Lever, puis serrer

En Alsace, un nouvelle étape pour Emmanuel Saulnier

Par Philippe Régnier · Le Journal des Arts

Le 19 juin 1998 - 545 mots

Du sud au nord, d’Altkirch à Strasbourg, l’Alsace accueille cet été une double exposition d’Emmanuel Saulnier. Embrassant ses créations de 1985 à 1998, elle dévoile notamment une nouvelle orientation du travail du sculpteur, qui délaisse le verre pour le cuir et passe de « Lever » à « Serrer ».

ALTKIRCH-STRASBOURG - Dans l’entrée du Crac Alsace, à Altkirch, et comme il est de coutume lorsque le lieu présente deux monographies, une sculpture en verre d’Emmanuel Saulnier, dans laquelle il a fait couler beaucoup d’encre, est confrontée à quelques mots disposés sur les murs par Pierre Mercier : “croire”, “aimer”, “vouloir”. “Lever” serait-on tenté d’ajouter en abordant avec Saulnier, au premier étage de cet ancien lycée, la notion de lévitation. Avec le verre, le sculpteur entend se saisir de “la question de la limitation et non de l’érection, pour que les pièces fassent sens par rapport à nous”. Au sujet de ses œuvres, il évoque notamment une transparence du visage en citant un texte de Lévinas ; plus loin, il souligne la présence d’un verre d’eau qui jaillit comme une dent, ou encore de cicatrices soufflées et repoussées. Pour Saulnier, “les parties du corps servent d’imaginaire” afin de nourrir une corporalité de la sculpture, créer une présence, une existence, construire “un rapport d’équivalence dans le vis-à-vis”. Cherchant à nouer au mieux ce dialogue entre l’œuvre et le visiteur, et à soigner le rapport de chaque pièce avec son environnement, il n’a d’ailleurs pas hésité à modifier certaines de ses créations. La mesure – intellectuellement, concrètement, physiquement – est en effet une notion centrale dans cette recherche d’une lévitation qui joue parfois avec les limites de la statique.

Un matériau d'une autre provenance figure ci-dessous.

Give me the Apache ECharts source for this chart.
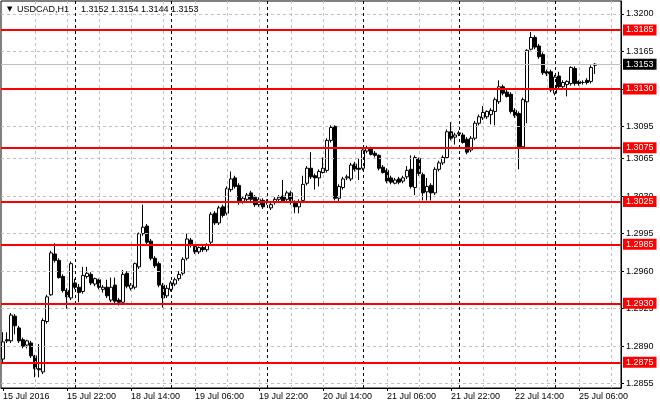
<!DOCTYPE html>
<html>
<head>
<meta charset="utf-8">
<title>USDCAD H1</title>
<script src="https://cdn.jsdelivr.net/npm/echarts@6/dist/echarts.min.js"></script>
<style>
    html, body { margin: 0; padding: 0; background: #fff; }
    #chart { width: 660px; height: 410px; }
</style>
</head>
<body>
<div id="chart"></div>
<script>
var symbolName = 'USDCAD,H1';
var tradingDays = ['15 Jul', '18 Jul', '19 Jul', '20 Jul', '21 Jul', '22 Jul', '25 Jul'];
var firstHour = 6;   // first visible bar on 15 Jul
var lastHour = 16;   // 25 Jul runs on past the last bar (empty shift on the right)
var yearLabel = '15 Jul 2016';

// hourly bars, 15 Jul 06:00 .. 25 Jul 10:00
var opens = [
    1.2878, 1.2896, 1.2895, 1.2918, 1.2907, 1.2896, 1.2891, 1.2893, 1.2881, 1.2869,
    1.2866, 1.2913, 1.2938, 1.2976, 1.2970, 1.2955, 1.2942, 1.2935, 1.2949, 1.2945,
    1.2941, 1.2955, 1.2957, 1.2948, 1.2952, 1.2943, 1.2945, 1.2933, 1.2947, 1.2933,
    1.2931, 1.2958, 1.2944, 1.2945, 1.2964, 1.2995, 1.3002, 1.2988, 1.2972, 1.2967,
    1.2947, 1.2937, 1.2943, 1.2948, 1.2953, 1.2958, 1.2972, 1.2989, 1.2983, 1.2978,
    1.2982, 1.2980, 1.2987, 1.3014, 1.3005, 1.3020, 1.3014, 1.3036, 1.3047, 1.3040,
    1.3025, 1.3027, 1.3033, 1.3029, 1.3022, 1.3026, 1.3025, 1.3019, 1.3024, 1.3027,
    1.3030, 1.3027, 1.3033, 1.3025, 1.3020, 1.3026, 1.3042, 1.3056, 1.3049, 1.3047,
    1.3052, 1.3054, 1.3082, 1.3095, 1.3028, 1.3038, 1.3047, 1.3046, 1.3060, 1.3056,
    1.3056, 1.3072, 1.3074, 1.3070, 1.3068, 1.3057, 1.3054, 1.3047, 1.3042, 1.3046,
    1.3044, 1.3048, 1.3055, 1.3038, 1.3065, 1.3050, 1.3034, 1.3040, 1.3033, 1.3055,
    1.3061, 1.3066, 1.3090, 1.3085, 1.3088, 1.3087, 1.3083, 1.3073, 1.3084, 1.3098,
    1.3103, 1.3104, 1.3106, 1.3109, 1.3118, 1.3132, 1.3127, 1.3125, 1.3110, 1.3107,
    1.3076, 1.3118, 1.3167, 1.3178, 1.3170, 1.3162, 1.3146, 1.3146, 1.3126, 1.3142,
    1.3132, 1.3134, 1.3135, 1.3149, 1.3137, 1.3136, 1.3138, 1.3137, 1.3152
];
var highs = [
    1.2903, 1.2903, 1.2921, 1.2920, 1.2909, 1.2898, 1.2896, 1.2895, 1.2882, 1.2892,
    1.2916, 1.2938, 1.2979, 1.2986, 1.2972, 1.2957, 1.2944, 1.2969, 1.2953, 1.2948,
    1.2964, 1.2964, 1.2959, 1.2954, 1.2953, 1.2947, 1.2952, 1.2954, 1.2954, 1.2935,
    1.2961, 1.2960, 1.2949, 1.2968, 1.2996, 1.3022, 1.3004, 1.2990, 1.2974, 1.2969,
    1.2949, 1.2947, 1.2951, 1.2954, 1.2960, 1.2973, 1.2995, 1.2991, 1.2985, 1.2983,
    1.2984, 1.2986, 1.3015, 1.3016, 1.3021, 1.3022, 1.3039, 1.3053, 1.3049, 1.3042,
    1.3030, 1.3033, 1.3035, 1.3031, 1.3029, 1.3028, 1.3027, 1.3024, 1.3029, 1.3031,
    1.3045, 1.3035, 1.3035, 1.3026, 1.3027, 1.3049, 1.3058, 1.3071, 1.3051, 1.3055,
    1.3066, 1.3084, 1.3096, 1.3096, 1.3041, 1.3048, 1.3050, 1.3061, 1.3062, 1.3065,
    1.3075, 1.3077, 1.3076, 1.3072, 1.3069, 1.3059, 1.3056, 1.3049, 1.3047, 1.3048,
    1.3049, 1.3058, 1.3068, 1.3068, 1.3066, 1.3052, 1.3047, 1.3042, 1.3057, 1.3063,
    1.3068, 1.3092, 1.3099, 1.3089, 1.3091, 1.3089, 1.3085, 1.3086, 1.3100, 1.3106,
    1.3114, 1.3110, 1.3112, 1.3122, 1.3138, 1.3134, 1.3129, 1.3127, 1.3112, 1.3109,
    1.3122, 1.3167, 1.3183, 1.3180, 1.3172, 1.3164, 1.3148, 1.3148, 1.3143, 1.3146,
    1.3138, 1.3138, 1.3151, 1.3151, 1.3138, 1.3138, 1.3140, 1.3152, 1.3154
];
var lows = [
    1.2875, 1.2893, 1.2893, 1.2901, 1.2893, 1.2888, 1.2888, 1.2879, 1.2861, 1.2861,
    1.2864, 1.2911, 1.2937, 1.2968, 1.2953, 1.2940, 1.2925, 1.2933, 1.2943, 1.2931,
    1.2939, 1.2953, 1.2947, 1.2946, 1.2943, 1.2940, 1.2935, 1.2931, 1.2930, 1.2928,
    1.2929, 1.2944, 1.2942, 1.2943, 1.2962, 1.2993, 1.2985, 1.2970, 1.2963, 1.2945,
    1.2926, 1.2935, 1.2941, 1.2946, 1.2951, 1.2956, 1.2970, 1.2982, 1.2976, 1.2976,
    1.2978, 1.2978, 1.2985, 1.3003, 1.3003, 1.3010, 1.3012, 1.3034, 1.3037, 1.3022,
    1.3023, 1.3025, 1.3025, 1.3020, 1.3020, 1.3018, 1.3022, 1.3017, 1.3022, 1.3025,
    1.3024, 1.3025, 1.3022, 1.3014, 1.3014, 1.3024, 1.3040, 1.3046, 1.3036, 1.3039,
    1.3051, 1.3052, 1.3080, 1.3026, 1.3025, 1.3036, 1.3045, 1.3044, 1.3053, 1.3045,
    1.3054, 1.3070, 1.3068, 1.3066, 1.3054, 1.3051, 1.3042, 1.3041, 1.3041, 1.3041,
    1.3042, 1.3046, 1.3037, 1.3031, 1.3049, 1.3026, 1.3026, 1.3026, 1.3031, 1.3053,
    1.3059, 1.3065, 1.3082, 1.3078, 1.3086, 1.3079, 1.3069, 1.3071, 1.3082, 1.3096,
    1.3101, 1.3102, 1.3097, 1.3096, 1.3116, 1.3124, 1.3122, 1.3107, 1.3103, 1.3055,
    1.3074, 1.3098, 1.3166, 1.3167, 1.3158, 1.3143, 1.3142, 1.3127, 1.3124, 1.3130,
    1.3130, 1.3123, 1.3133, 1.3133, 1.3133, 1.3134, 1.3134, 1.3135, 1.3144
];
var closes = [
    1.2894, 1.2895, 1.2919, 1.2909, 1.2895, 1.2890, 1.2895, 1.2881, 1.2869, 1.2868,
    1.2914, 1.2936, 1.2977, 1.2970, 1.2954, 1.2942, 1.2936, 1.2967, 1.2945, 1.2940,
    1.2956, 1.2958, 1.2949, 1.2953, 1.2945, 1.2945, 1.2937, 1.2945, 1.2932, 1.2931,
    1.2957, 1.2946, 1.2947, 1.2967, 1.2995, 1.3001, 1.2987, 1.2972, 1.2965, 1.2947,
    1.2935, 1.2944, 1.2949, 1.2952, 1.2957, 1.2971, 1.2990, 1.2984, 1.2978, 1.2982,
    1.2980, 1.2984, 1.3013, 1.3005, 1.3019, 1.3012, 1.3037, 1.3046, 1.3039, 1.3024,
    1.3028, 1.3031, 1.3027, 1.3022, 1.3027, 1.3020, 1.3024, 1.3022, 1.3027, 1.3029,
    1.3025, 1.3033, 1.3024, 1.3020, 1.3025, 1.3041, 1.3056, 1.3048, 1.3047, 1.3053,
    1.3056, 1.3082, 1.3094, 1.3028, 1.3039, 1.3046, 1.3048, 1.3059, 1.3055, 1.3055,
    1.3073, 1.3075, 1.3069, 1.3068, 1.3056, 1.3052, 1.3044, 1.3043, 1.3045, 1.3043,
    1.3047, 1.3054, 1.3039, 1.3066, 1.3051, 1.3033, 1.3039, 1.3033, 1.3055, 1.3061,
    1.3066, 1.3090, 1.3084, 1.3087, 1.3089, 1.3080, 1.3071, 1.3084, 1.3098, 1.3104,
    1.3108, 1.3109, 1.3110, 1.3120, 1.3132, 1.3126, 1.3123, 1.3109, 1.3105, 1.3076,
    1.3120, 1.3166, 1.3178, 1.3169, 1.3160, 1.3145, 1.3144, 1.3129, 1.3141, 1.3132,
    1.3136, 1.3137, 1.3150, 1.3135, 1.3135, 1.3136, 1.3136, 1.3150, 1.3153
];

var priceTicks = [1.3200, 1.3165, 1.3130, 1.3095, 1.3065, 1.3030, 1.2995, 1.2960, 1.2925, 1.2890, 1.2855];
var levels = [1.3185, 1.3130, 1.3075, 1.3025, 1.2985, 1.2930, 1.2875];
var bidPrice = 1.3153;
var daySeparators = [18, 42, 66, 90, 114, 138];

var FONT = 'Liberation Sans';

// hour categories
var times = [];
tradingDays.forEach(function(day, d){
    var from = d === 0 ? firstHour : 0;
    var to = d === tradingDays.length - 1 ? lastHour : 23;
    for (var h = from; h <= to; h++) {
        times.push(day + ' ' + (h < 10 ? '0' : '') + h + ':00');
    }
});

var candles = opens.map(function(o, i){
    return [o, closes[i], lows[i], highs[i]];
});

function showLabel(index){
    return index % 16 === 0;
}

/* grid lines sit under the candles */
var gridLines = [];
priceTicks.forEach(function(v){
    gridLines.push({yAxis: v, lineStyle: {color: '#c0c0c0', type: [3, 3], width: 1}, label: {show: false}});
});
for (var k = 8; k < times.length; k += 8) {
    gridLines.push({xAxis: k, lineStyle: {color: '#c0c0c0', type: [3, 3], width: 1}, label: {show: false}});
}
daySeparators.forEach(function(idx){
    gridLines.push({xAxis: idx, lineStyle: {color: '#000', type: [3, 3], width: 1}, label: {show: false}});
});
gridLines.push({
    yAxis: bidPrice,
    lineStyle: {color: '#c0c0c0', type: 'solid', width: 1},
    label: {
        show: true, position: 'end', distance: 2,
        formatter: function(p){ return p.value.toFixed(4); },
        color: '#fff', backgroundColor: '#000',
        fontFamily: FONT, fontSize: 9, lineHeight: 10, padding: [1, 3, 0, 3]
    }
});

var levelLines = levels.map(function(v){
    return {
        yAxis: v,
        lineStyle: {color: '#ff0000', type: 'solid', width: 2},
        label: {
            show: true, position: 'end', distance: 2,
            formatter: function(p){ return p.value.toFixed(4); },
            color: '#fff', backgroundColor: '#ff0000',
            fontFamily: FONT, fontSize: 9, lineHeight: 10, padding: [1, 3, 0, 3]
        }
    };
});

var last = opens.length - 1;
var headerValues = [opens[last], highs[last], lows[last], closes[last]].map(function(v){
    return v.toFixed(4);
}).join(' ');

var myChart = echarts.init(document.getElementById('chart'));
myChart.setOption({
    animation: false,
    backgroundColor: '#fff',
    grid: {
        left: 1,
        right: 39,
        top: 1,
        bottom: 22,
        show: true,
        borderColor: '#000',
        borderWidth: 1,
        backgroundColor: 'transparent'
    },
    graphic: [
        {type: 'text', left: 7, top: 6, z: 10, style: {text: '\u25BC', fill: '#000', font: '7px "DejaVu Sans"'}},
        {type: 'text', left: 17, top: 5, z: 10, style: {text: symbolName, fill: '#000', font: '9px "' + FONT + '"'}},
        {type: 'text', left: 81, top: 5, z: 10, style: {text: headerValues, fill: '#000', font: '9px "' + FONT + '"'}}
    ],
    xAxis: {
        type: 'category',
        data: times,
        boundaryGap: true,
        axisLine: {show: true, lineStyle: {color: '#000', width: 1}},
        axisTick: {show: true, alignWithLabel: true, length: 3, interval: showLabel, lineStyle: {color: '#000'}},
        axisLabel: {
            interval: showLabel,
            formatter: function(value, index){ return index === 0 ? yearLabel : value; },
            align: 'left',
            color: '#000',
            fontFamily: FONT,
            fontSize: 9,
            margin: 4
        },
        splitLine: {show: false}
    },
    yAxis: {
        type: 'value',
        position: 'right',
        min: 1.2851,
        max: 1.3212,
        axisLine: {show: true, lineStyle: {color: '#000', width: 1}},
        axisTick: {show: true, length: 3, customValues: priceTicks, lineStyle: {color: '#000'}},
        axisLabel: {
            customValues: priceTicks,
            formatter: function(v){ return v.toFixed(4); },
            color: '#000',
            fontFamily: FONT,
            fontSize: 9,
            margin: 5
        },
        splitLine: {show: false}
    },
    series: [
        {
            name: 'grid',
            type: 'line',
            z: 1,
            data: [],
            silent: true,
            markLine: {
                silent: true,
                precision: 4,
                symbol: ['none', 'none'],
                animation: false,
                data: gridLines
            }
        },
        {
            name: 'USDCAD',
            type: 'candlestick',
            z: 3,
            barWidth: 3,
            data: candles,
            itemStyle: {
                color: '#fff',          // 阳线实体
                color0: '#000',         // 阴线实体
                borderColor: '#000',
                borderColor0: '#000',
                borderColorDoji: '#000',
                borderWidth: 1
            }
        },
        {
            name: 'levels',
            type: 'line',
            z: 4,
            data: [],
            silent: true,
            markLine: {
                silent: true,
                precision: 4,
                symbol: ['none', 'none'],
                animation: false,
                data: levelLines
            }
        }
    ]
});
</script>
</body>
</html>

Cependant, l’exposition de la Chaufferie, à Strasbourg, semble s’éloigner de cette question pour un contact plus direct entre les choses, “une teneur, une tenue, une relation de dépendance plastique”, selon les propres termes de l’artiste. L’introduction du cuir noir dans son œuvre a pris naissance dans un dessin, non pas une esquisse rapide, spontanée, mais une œuvre sur papier retravaillée, redessinée. Avec ces pièces de cuir, cette matière noire qui absorbe la lumière, il semble se dé­tourner d’un certain rapport à la transparence, à la trans-lucidité du verre qui n’a cependant pas totalement disparu. Ici, Emmanuel Saulnier en­gage sans aucun doute un nouveau ser(re)ment.

Parallèlement à ces deux expositions, le sculpteur vient d’installer dans le passage Vauban – un passage couvert dans la Petite-France qui enjambe l’Ill pour rejoindre le futur Musée d’art mo­derne et contemporain de Strasbourg – la sculpture Deux Pendants, déjà montrée à Paris au Musée Zadkine. Réalisée grâce à l’aide à la production de la Caisse des dépôts et consignations, cette pièce trouve ici un cadre parfaitement adapté, sa cotte de maille trouvant un heureux écho dans les moulages des sculptures médiévales de la cathédrale de Strasbourg qui lui font face.

EMMANUEL SAULNIER, LEVER, jusqu’au 1er août, Crac Alsace, 18 rue du Château, 68130 Altkirch, tél. 02 89 08 82 59, mercredi­-dimanche 14h-18h ; EMMANUEL SAULNIER, SERRER, jusqu’au 1er août, La Chaufferie, galerie de l’École supérieure des arts décoratifs de Strasbourg, 5 rue de la Manufacture des Tabacs, 67000 Strasbourg, tél. 03 88 35 38 58, mercredi-dimanche 14h-19h. Ouvrage coédité en partenariat avec les éditions Adam Biro, textes de Jean-Pierre Greff et Luc Lang.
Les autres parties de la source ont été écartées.